— Source data —
┄┄┄┄┄┄┄┄┄┄┄┄┄┄┄┄┄┄┄┄

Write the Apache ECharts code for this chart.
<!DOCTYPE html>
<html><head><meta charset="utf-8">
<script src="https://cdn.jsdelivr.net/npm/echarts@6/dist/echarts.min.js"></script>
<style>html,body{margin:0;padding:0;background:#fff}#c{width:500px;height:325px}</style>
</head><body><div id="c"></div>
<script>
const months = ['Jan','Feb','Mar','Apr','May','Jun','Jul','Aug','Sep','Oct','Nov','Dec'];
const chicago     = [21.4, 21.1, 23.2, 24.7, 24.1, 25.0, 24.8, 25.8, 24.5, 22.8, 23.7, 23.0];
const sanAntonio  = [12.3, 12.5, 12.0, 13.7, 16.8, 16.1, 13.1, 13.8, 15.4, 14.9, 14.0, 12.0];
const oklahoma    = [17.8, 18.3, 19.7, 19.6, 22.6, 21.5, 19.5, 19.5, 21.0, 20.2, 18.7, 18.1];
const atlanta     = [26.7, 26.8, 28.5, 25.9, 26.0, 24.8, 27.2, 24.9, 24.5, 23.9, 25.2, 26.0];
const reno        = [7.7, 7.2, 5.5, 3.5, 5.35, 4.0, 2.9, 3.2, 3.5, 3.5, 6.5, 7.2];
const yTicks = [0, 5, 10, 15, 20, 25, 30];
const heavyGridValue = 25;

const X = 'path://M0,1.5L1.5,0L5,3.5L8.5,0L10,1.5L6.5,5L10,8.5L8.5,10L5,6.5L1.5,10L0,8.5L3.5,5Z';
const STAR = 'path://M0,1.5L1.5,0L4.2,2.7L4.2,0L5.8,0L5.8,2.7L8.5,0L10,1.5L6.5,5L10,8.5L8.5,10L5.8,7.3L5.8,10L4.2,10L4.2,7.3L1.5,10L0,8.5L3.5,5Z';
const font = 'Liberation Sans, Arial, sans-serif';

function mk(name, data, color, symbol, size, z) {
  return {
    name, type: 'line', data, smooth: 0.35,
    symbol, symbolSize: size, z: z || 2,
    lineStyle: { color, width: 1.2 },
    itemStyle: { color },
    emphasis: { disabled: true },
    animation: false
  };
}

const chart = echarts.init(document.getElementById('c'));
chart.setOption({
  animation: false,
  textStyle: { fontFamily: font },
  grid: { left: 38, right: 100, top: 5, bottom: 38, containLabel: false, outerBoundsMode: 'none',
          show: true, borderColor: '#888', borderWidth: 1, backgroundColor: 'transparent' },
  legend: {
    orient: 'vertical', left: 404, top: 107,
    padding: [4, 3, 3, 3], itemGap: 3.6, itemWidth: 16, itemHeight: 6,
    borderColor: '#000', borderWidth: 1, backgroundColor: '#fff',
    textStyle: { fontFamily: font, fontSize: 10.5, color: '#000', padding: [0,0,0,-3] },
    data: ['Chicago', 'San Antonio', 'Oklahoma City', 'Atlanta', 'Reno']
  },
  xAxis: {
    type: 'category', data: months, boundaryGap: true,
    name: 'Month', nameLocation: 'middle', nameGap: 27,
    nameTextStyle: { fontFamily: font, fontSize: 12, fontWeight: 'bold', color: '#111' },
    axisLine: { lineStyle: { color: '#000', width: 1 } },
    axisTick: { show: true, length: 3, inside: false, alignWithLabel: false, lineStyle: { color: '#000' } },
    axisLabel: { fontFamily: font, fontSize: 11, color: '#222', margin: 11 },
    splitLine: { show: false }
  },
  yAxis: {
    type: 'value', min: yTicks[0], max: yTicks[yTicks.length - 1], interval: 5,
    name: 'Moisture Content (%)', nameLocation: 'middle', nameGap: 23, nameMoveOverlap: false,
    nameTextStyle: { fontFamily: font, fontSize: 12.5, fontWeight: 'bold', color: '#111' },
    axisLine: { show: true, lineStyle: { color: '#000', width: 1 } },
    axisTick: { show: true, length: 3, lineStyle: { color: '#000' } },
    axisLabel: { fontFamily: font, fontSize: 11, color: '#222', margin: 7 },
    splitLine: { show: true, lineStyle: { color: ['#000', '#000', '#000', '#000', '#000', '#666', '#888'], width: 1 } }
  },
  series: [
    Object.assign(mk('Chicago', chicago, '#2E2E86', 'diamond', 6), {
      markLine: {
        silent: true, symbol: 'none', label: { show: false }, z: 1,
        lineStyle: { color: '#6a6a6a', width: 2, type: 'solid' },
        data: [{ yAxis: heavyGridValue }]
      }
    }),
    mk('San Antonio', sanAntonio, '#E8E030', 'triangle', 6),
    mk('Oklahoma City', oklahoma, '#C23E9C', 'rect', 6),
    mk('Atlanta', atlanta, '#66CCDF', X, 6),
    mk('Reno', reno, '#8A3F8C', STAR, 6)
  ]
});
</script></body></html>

┄┄┄┄┄┄┄┄┄┄┄┄┄┄┄┄┄┄┄┄

— Task to complete —
Quote only the stretch of lines that starts the data above and ends with the line containing "const heavyGridValue = 25;", both included.

— The completed task —
Write the Apache ECharts code for this chart.
<!DOCTYPE html>
<html><head><meta charset="utf-8">
<script src="https://cdn.jsdelivr.net/npm/echarts@6/dist/echarts.min.js"></script>
<style>html,body{margin:0;padding:0;background:#fff}#c{width:500px;height:325px}</style>
</head><body><div id="c"></div>
<script>
const months = ['Jan','Feb','Mar','Apr','May','Jun','Jul','Aug','Sep','Oct','Nov','Dec'];
const chicago     = [21.4, 21.1, 23.2, 24.7, 24.1, 25.0, 24.8, 25.8, 24.5, 22.8, 23.7, 23.0];
const sanAntonio  = [12.3, 12.5, 12.0, 13.7, 16.8, 16.1, 13.1, 13.8, 15.4, 14.9, 14.0, 12.0];
const oklahoma    = [17.8, 18.3, 19.7, 19.6, 22.6, 21.5, 19.5, 19.5, 21.0, 20.2, 18.7, 18.1];
const atlanta     = [26.7, 26.8, 28.5, 25.9, 26.0, 24.8, 27.2, 24.9, 24.5, 23.9, 25.2, 26.0];
const reno        = [7.7, 7.2, 5.5, 3.5, 5.35, 4.0, 2.9, 3.2, 3.5, 3.5, 6.5, 7.2];
const yTicks = [0, 5, 10, 15, 20, 25, 30];
const heavyGridValue = 25;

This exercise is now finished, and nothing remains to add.